Ideal way to filter common events between two trees?

Hello all,

Wanted to check what an ideal way was to loop over / write two trees which have common events between them.

In principle the use case is to compare what changed on the same events between two reconstruction versions but for complicated reasons the underlying data does not have the same number of events.

The workflow below works but is tremendously slow for large datasets. Posting here to see if there are faster alternatives to achive the same maybe using RDF?

import ROOT
ROOT.gROOT.SetBatch(True)

def makeOutputTreeFromList(oldTree, eventList, outputFileName="outputFile.root"):
    with ROOT.TFile.Open(outputFileName, "RECREATE") as f:
        newTree = oldTree.CloneTree(0)
        for id in eventList:
            oldTree.GetEntryWithIndex(id)
            newTree.Fill()
        newTree.Write()
    # return newTree


def makeFakeData():
    rdf_r22 = ROOT.RDataFrame(100)
    rdf_r22 = rdf_r22.Define("eventID", "rdfentry_")
    rdf_r22 = rdf_r22.Filter("eventID % 2 == 0")
    rdf_r22.Snapshot("nt", "fakeData_r0022.root")

    rdf_r23 = ROOT.RDataFrame(100)
    rdf_r23 = rdf_r23.Define("eventID", "rdfentry_")
    rdf_r23.Snapshot("nt", "fakeData_r0023.root")
makeFakeData()

run_no = "fakeData"
data_r0023_dir = f"{run_no}_r23.root"
data_r0022_dir = f"{run_no}_r22.root"

chain_r0023 = ROOT.TChain("nt")
chain_r0023.Add(data_r0023_dir)
chain_r0023.BuildIndex("eventID")

chain_r0022 = ROOT.TChain("nt")
chain_r0022.Add(data_r0022_dir)
chain_r0022.BuildIndex("eventID")

# Was hoping to use this to loop over them together but does not work if they have different entries
chain_combined = ROOT.TChain("nt")
chain_combined.Add(data_r0023_dir)
chain_combined.AddFriend(chain_r0022, "r22")

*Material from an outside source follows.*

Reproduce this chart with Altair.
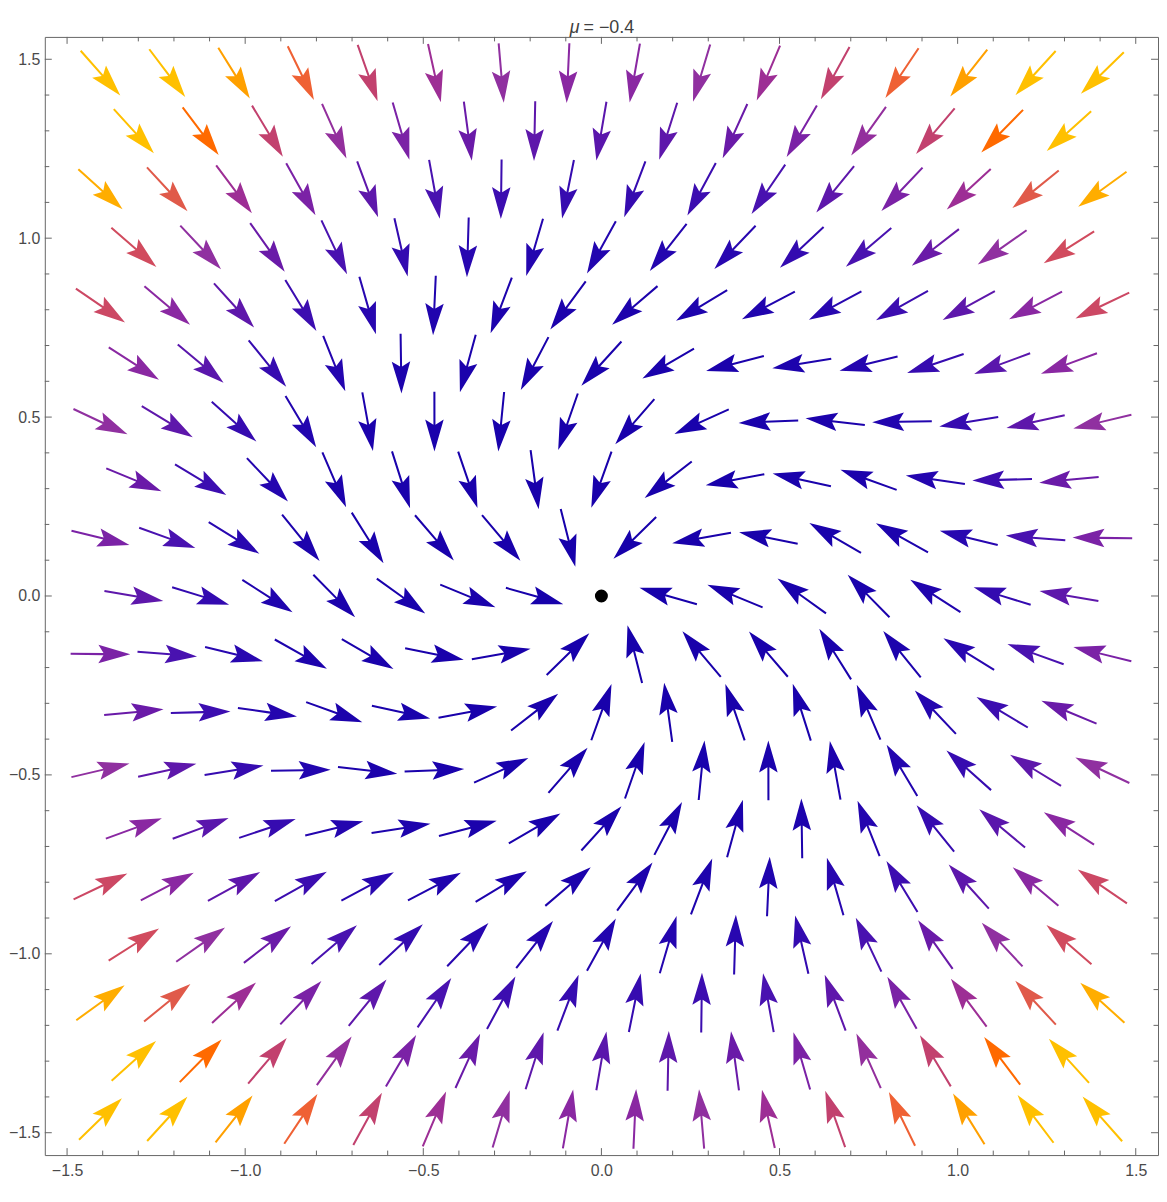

nEvents_r0023 = chain_r0023.GetEntries()
nEvents_r0022 = chain_r0022.GetEntries()
nEvents_combined = chain_combined.GetEntries()

print("Entries in r0023", nEvents_r0023)
print("Entries in r0022", nEvents_r0022)
print("Entries in combined", nEvents_combined)


# Select events in r0023 that are also in r0022
chain_r0023.Draw("eventID", "", "goff")
N = chain_r0023.GetEntries()
eventIDs_r23 = chain_r0023.GetV1()
eventIDs_r23 = [int(eventIDs_r23[i]) for i in range(N)]

chain_r0022.Draw("eventID", "", "goff")
N = chain_r0022.GetEntries()
eventIDs_r22 = chain_r0022.GetV1()
eventIDs_r22 = [int(eventIDs_r22[i]) for i in range(N)]

commonEventIDs = set(eventIDs_r22).intersection(set(eventIDs_r23))

makeOutputTreeFromList(chain_r0023, commonEventIDs, outputFileName=f"filtered_data_{run_no}_r23.root")
makeOutputTreeFromList(chain_r0022, commonEventIDs, outputFileName=f"filtered_data_{run_no}_r22.root")

According to the RDataFrame documentation (see the example with main_tree and aux_tree), when you do BuildIndex and then AddFriend as you did, getting an entry from the ‘main’ tree automatically loads the corresponding entry in the other tree (the added friend); in your case, you would use the smaller (filtered) tree (r22) as the ‘main’ one and add the larger one (r23) as a friend (assuming all of r22’s entries are in r23), and then any loop should, automatically, only consider the entries common to both.
Alternatively, you can probably achieve the same by converting to pandas dataframes and using concat or merge (see here).

Thank you @dastudillo ,

I must admit I did not know buildIndex would automatically would pick the event from the friendTree correctly. I should be able to do a comparative analysis in RDF itself if this is the case.

Just a follow up I still might need to have each individual filtered tree regardless (say to pass them through an eventDisplay script that only takes a tree input). Since Snapshot would just append the r22_ to the friend tree’s variables. Is there an efficient way to get the filtered trees as well?

I tried running my above code on actual data and it seems to take forever. Are there other methods I could use from TTree/TChain to do this faster in the above script? Unfortuately I think going the pandas route wouldn’t be feasible considering the size of the datatset.